What would be perhaps more realistic is regulating packaging and other materials such that they can degrade safely in place with the assumption they will be littered and not properly recycled.
"Look, Vietnam, you are somehow responsible for 12.2% of the marine plastic in the ocean, with only 1.23% of the world population. We are making this trade agreement or that international investment conditional on that number improving by 2028."
Before, there was simply no way of monitoring these things. I had to invent that number. That is a massive problem in terms of the politics.

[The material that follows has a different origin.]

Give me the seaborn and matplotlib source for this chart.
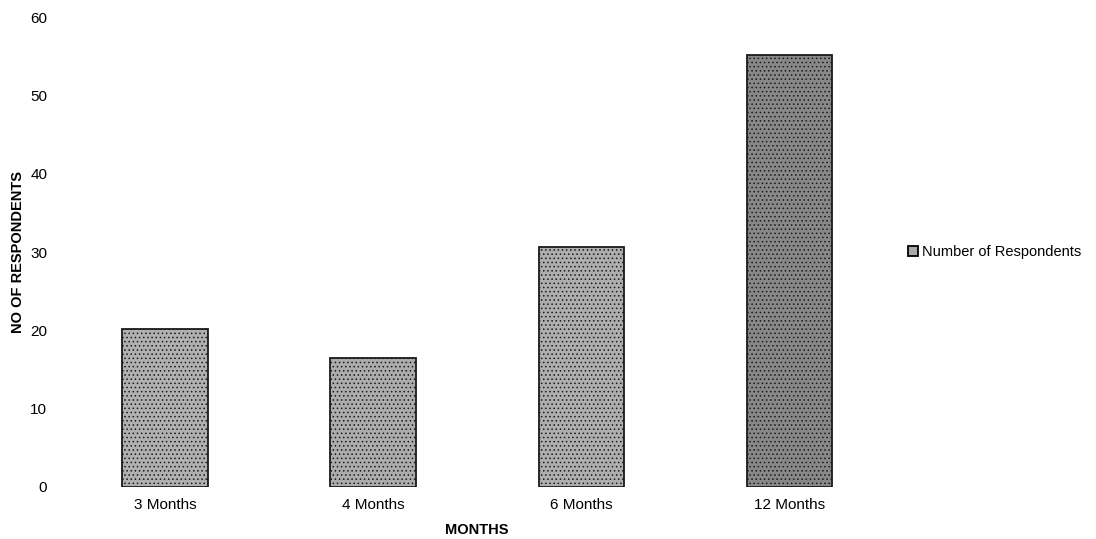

And it goes up the hierarchy as well. Vietnam can now also go "Ho Chi Minh City, look at this map, how on earth did that happen?"
Now we can actually monitor it, it's a way of keeping countries on the promises they have already made: https://www.oecd.org/ocean/topics/ocean-pollution/marine-pla...
Indeed, but I'd assume it's also a long way to go from doing it for a small section of the world to doing it everywhere and with multiple countries participating.
https://www.visualcapitalist.com/cp/visualized-ocean-plastic...
> Maybe I’m being too cynical?
Yes. What’s the point in spreading negative falsehoods?
>> Don’t let perfect be the enemy of good.
We need to stop conflating problems. Production of waste is different than disposal of waste. Reducing the volume of waste by a few percentage here and there isn't an efficient use of energies. Rather than teach developing countries to reduce/recycle, we need to get them to landfill garbage rather than dump it into rivers. That should be the focus.
"Let's first fix the problem, and maybe later figure out if it exists" is much worse than the opposite order.
There's a great podcast called Plastisphere that had a lot of coverage of the most recent meeting in April: https://anjakrieger.com/plastisphere/
The west, or for that matter even most third world countries do not cause much plastic pollution at all.
“Nice and all” is exactly what we’re going for. It’d cost us too much today (in terms of change to lifestyle and in terms of money) to stop the bleeding where it starts so we’re hoping that we can just fiddle around and that we die before the effect people have on the Earth gets really bad for us. We don’t care if it gets bad for other people though.
There's a multi-trillion dollar startup just waiting for you to solve that problem.
As the saying goes: trust is good, control/verification is better
But I guess the chemistry behind all of this is beyond me. It sure seems like the 3D-printing revolution needs to be followed up with a plastics-deconstruction phase, so that 3D printers don't get factory-produced spools of future ocean-bound plastics, but rather a giant hopper into which one can pile collected plastics from the environment. Some sort of primordial proto-Feed, I guess ..
Oh we don't like horse dung, we going with cars now!
With bio-engineering such as this, many intergenerational horizontal studies need to be done before it even should be consider releasing in the wild.
I hope not. You can harvest landfills much cheaper today. If that becomes more expensive than taking plastic from the ocean, then the oceans would be really full of plastic.
And I'd prioritize ocean cleanup over landfill, first of all. I mean, maybe we use the ocean to construct the fleet, and then when its nice and clean, send the fleet to land ..
A bit like Mr Fusion[0]?
I'm not sure that's true, for example (with many more available)
"Analysis: Why trash in space is a major problem with no clear fix"
https://www.pbs.org/newshour/science/analysis-why-trash-in-s...
Also, I'd say "intuition" is a mischaracterization of the source of my sentiment. I've been passively hearing about this issue for years.